§ **TASK PROMPT**:
The line holding "var stacked = d3.stack().keys(seriesNames)(rows);" is the last one to output; start at the first line of the data, keep every line in between exactly, and leave out pictures.
# START OF INFORMATION SUPPLIED
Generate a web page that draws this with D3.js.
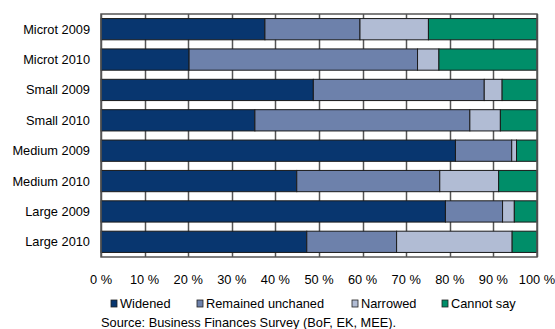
<!DOCTYPE html>
<html lang="en">
<head>
<meta charset="UTF-8">
<script src="https://d3js.org/d3.v7.min.js"></script>
<style>
  body { margin: 0; background: #fff; }
  text { font-family: "Liberation Sans", Arial, sans-serif; fill: #000; }
</style>
</head>
<body>
<div id="chart"></div>
<script>
// categories and series (percent shares)
var categories = ["Microt 2009", "Microt 2010", "Small 2009", "Small 2010",
                  "Medium 2009", "Medium 2010", "Large 2009", "Large 2010"];
var seriesNames = ["Widened", "Remained unchaned", "Narrowed", "Cannot say"];
var widened   = [37.6, 20.2, 48.7, 35.3, 81.3, 44.9, 79.0, 47.2];
var remained  = [21.8, 52.4, 39.2, 49.3, 12.9, 32.8, 13.1, 20.6];
var narrowed  = [15.7,  4.9,  4.1,  7.0,  1.1, 13.5,  2.7, 26.5];
var cannotSay = [24.9, 22.5,  8.0,  8.4,  4.7,  8.8,  5.2,  5.7];
var ticks = [0, 10, 20, 30, 40, 50, 60, 70, 80, 90, 100];
var colors = ["#08366f", "#6d81ab", "#b1bcd4", "#008e69"];

var W = 555, H = 329;
var margin = {top: 14, right: 18, bottom: 72, left: 101};
var width = W - margin.left - margin.right,
    height = H - margin.top - margin.bottom;
var fs = "12.8px";

var svg = d3.select("#chart").append("svg")
    .attr("width", W).attr("height", H);
var g = svg.append("g")
    .attr("transform", "translate(" + margin.left + "," + margin.top + ")");

var x = d3.scaleLinear().domain([0, 100]).range([0, width]);
var y = d3.scaleBand().domain(categories).range([0, height])
    .paddingInner(0.3).paddingOuter(0.15);

// table for the stack layout
var rows = categories.map(function(c, i) {
  return {cat: c, "Widened": widened[i], "Remained unchaned": remained[i],
          "Narrowed": narrowed[i], "Cannot say": cannotSay[i]};
});
var stacked = d3.stack().keys(seriesNames)(rows);

// vertical gridlines
g.selectAll(".grid")
  .data(ticks)
  .enter().append("line")
    .attr("x1", function(d) { return Math.round(x(d)) + 0.5; })
    .attr("x2", function(d) { return Math.round(x(d)) + 0.5; })
    .attr("y1", 0).attr("y2", height)
    .attr("stroke", "#555").attr("stroke-width", 1.5);

// bars
g.selectAll(".series")
  .data(stacked)
  .enter().append("g")
    .attr("fill", function(d, i) { return colors[i]; })
  .selectAll("rect")
  .data(function(d) { return d; })
  .enter().append("rect")
    .attr("x", function(d) { return x(d[0]); })
    .attr("y", function(d) { return y(d.data.cat); })
    .attr("width", function(d) { return x(d[1]) - x(d[0]); })
    .attr("height", y.bandwidth())
    .attr("stroke", "#1a1a1a").attr("stroke-width", 1);

// frame
g.append("rect")
  .attr("x", 0).attr("y", 0).attr("width", width).attr("height", height)
  .attr("fill", "none").attr("stroke", "#555").attr("stroke-width", 1.5);

// category labels
g.selectAll(".cat")
  .data(categories)
  .enter().append("text")
    .attr("x", -11)
    .attr("y", function(d) { return y(d) + y.bandwidth() / 2; })
    .attr("dy", "0.35em")
    .attr("text-anchor", "end")
    .attr("font-size", fs)
    .text(function(d) { return d; });

// x tick labels
g.selectAll(".tick")
  .data(ticks)
  .enter().append("text")
    .attr("x", function(d) { return x(d); })
    .attr("y", height + 23)
    .attr("dy", "0.35em")
    .attr("text-anchor", "middle")
    .attr("font-size", fs)
    .text(function(d) { return d + " %"; });

// legend
var legendX = [111, 197, 352, 442];
var legend = svg.selectAll(".legend")
  .data(seriesNames)
  .enter().append("g")
    .attr("transform", function(d, i) { return "translate(" + legendX[i] + ",304)"; });
legend.append("rect")
  .attr("x", 0).attr("y", -4).attr("width", 6).attr("height", 7)
  .attr("fill", function(d, i) { return colors[i]; })
  .attr("stroke", "#222").attr("stroke-width", 0.8);
legend.append("text")
  .attr("x", 9).attr("dy", "0.35em")
  .attr("font-size", fs)
  .text(function(d) { return d; });

// source
svg.append("text")
  .attr("x", 101).attr("y", 323).attr("dy", "0.35em")
  .attr("font-size", fs)
  .text("Source: Business Finances Survey (BoF, EK, MEE).");
</script>
</body>
</html>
# END OF INFORMATION SUPPLIED
§ **TASK OUTPUT**:
Generate a web page that draws this with D3.js.
<!DOCTYPE html>
<html lang="en">
<head>
<meta charset="UTF-8">
<script src="https://d3js.org/d3.v7.min.js"></script>
<style>
  body { margin: 0; background: #fff; }
  text { font-family: "Liberation Sans", Arial, sans-serif; fill: #000; }
</style>
</head>
<body>
<div id="chart"></div>
<script>
// categories and series (percent shares)
var categories = ["Microt 2009", "Microt 2010", "Small 2009", "Small 2010",
                  "Medium 2009", "Medium 2010", "Large 2009", "Large 2010"];
var seriesNames = ["Widened", "Remained unchaned", "Narrowed", "Cannot say"];
var widened   = [37.6, 20.2, 48.7, 35.3, 81.3, 44.9, 79.0, 47.2];
var remained  = [21.8, 52.4, 39.2, 49.3, 12.9, 32.8, 13.1, 20.6];
var narrowed  = [15.7,  4.9,  4.1,  7.0,  1.1, 13.5,  2.7, 26.5];
var cannotSay = [24.9, 22.5,  8.0,  8.4,  4.7,  8.8,  5.2,  5.7];
var ticks = [0, 10, 20, 30, 40, 50, 60, 70, 80, 90, 100];
var colors = ["#08366f", "#6d81ab", "#b1bcd4", "#008e69"];

var W = 555, H = 329;
var margin = {top: 14, right: 18, bottom: 72, left: 101};
var width = W - margin.left - margin.right,
    height = H - margin.top - margin.bottom;
var fs = "12.8px";

var svg = d3.select("#chart").append("svg")
    .attr("width", W).attr("height", H);
var g = svg.append("g")
    .attr("transform", "translate(" + margin.left + "," + margin.top + ")");

var x = d3.scaleLinear().domain([0, 100]).range([0, width]);
var y = d3.scaleBand().domain(categories).range([0, height])
    .paddingInner(0.3).paddingOuter(0.15);

// table for the stack layout
var rows = categories.map(function(c, i) {
  return {cat: c, "Widened": widened[i], "Remained unchaned": remained[i],
          "Narrowed": narrowed[i], "Cannot say": cannotSay[i]};
});
var stacked = d3.stack().keys(seriesNames)(rows);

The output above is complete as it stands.